The synopsis must be the shortest in opera history and says what we are watching ‘is the struggle of Johannes into and out of life’ … and that’s all apart from the fact it takes 90 minutes doing it. Some of it is hauntingly hypnotic and poignantly lyrical but it seemed like an over-inflated chamber opera and would have been better put on in the Linbury Studio Theatre if it were not for the huge orchestral forces it required. This was due mainly to two banks of percussion at either ends of the orchestra in what used to be the side seats of the Stalls Circle. It seems impossible to have a piece of contemporary music that does not utilise every possible percussion instrument there is, as well as, others they may invent.

It all begins with the banging of a big bass drum and some microtonality (aided by offstage choral effects) creates an ethereal soundworld redolent of the Norwegian homeland of novelist and playwright, Jon Fosse, whose libretto is an adaptation of his original novel. It is as if the world’s creation at the start of Wagner’s Das Rheingold has been put on replay loop. For at least 30 minutes it is deemed necessary to have a spoken monologue, a fisherman called Olai is anxiously awaiting the birth of his son Johannes. He goes on and on (probably ironically) about ‘Why is it so quiet?’ when it palpable isn’t and rails against his lot and reminded me of Tevye in Fiddler on the Roof. To some screaming the child is born offstage and for the remainder instead of this apparent Sprachtspiel we get some genuine opera – albeit rather drawn-out for such a simple premise. We now encounter Johannes as an old man and he is also a fisherman; in ‘reality’ he is bed-ridden and dying but we see him coming to the realisation that his death is imminent. Though both are dead, he meets again his wife, Erna, and his friend, Peter, whose hair he strangely has the urge to cut and whom he wants to take out fishing in his boat: there is a homoerotic subtext here and it appeared a homage to Peter Grimes. At the end Peter and Johannes debate what heaven might be like and conclude that ‘there is no You and Me’, ‘it is neither good nor not good’ and how everything Johannes loves is there and ‘everything you don’t love is not there.’

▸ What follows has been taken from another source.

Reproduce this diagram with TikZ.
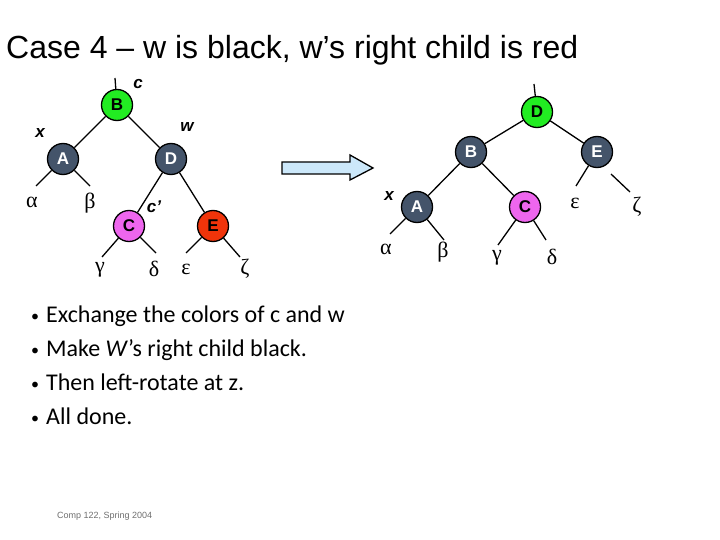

In this second half the vocal writing enhances the atmospherically eerie sounds – it can rarely be called music – we otherwise hear and is as if from another work. Nevertheless despite being sorely tested at times, everything is performed valiantly by five accomplished singers with standout performances from the trio of Christopher Poul as Johannes who is seeing dead people and breathing his last (but taking his time doing it); Will Hartmann as his dearest friend Peter, and Sarah Wegener as his caring daughter Signe. Under Michael Boder’s baton the orchestra plays effectively and committedly.

Graham Vick has little to direct here but does it efficiently in Richard Hudson’s spare grey box-like setting that literally shines the light onto the stage that is supposed to be at the end of the tunnel as death approaches. Little else is to be seen apart from three chairs, a door, an umbrella, a shopping trolley and a boat. The great Austrian actor, Klaus Maria Brandauer, intones the opening to Morgen und Abend in heavily-accented English, some of the dialogue is also in English but then reverts to German and I found this strange. Also it was deemed necessary to have the translation projected on the back of the stage and replicated as surtitles above it – and this gave me more to ponder on than the debate about Life and Death Georg Friedrich Haas and Jon Fosse were presenting on stage.

Morgen und Abend is a co-commission and co-production with Deutsche Oper Berlin who have more money to waste than The Royal Opera. After its performances in Berlin how soon will it be staged again … if ever? I was left with this reflection about ‘new music’ that so little is now written to last and how Mozart, Verdi, Wagner and Puccini will still be performed 50 years from now whilst Morgen und Abend ­will sadly just be a footnote in opera history.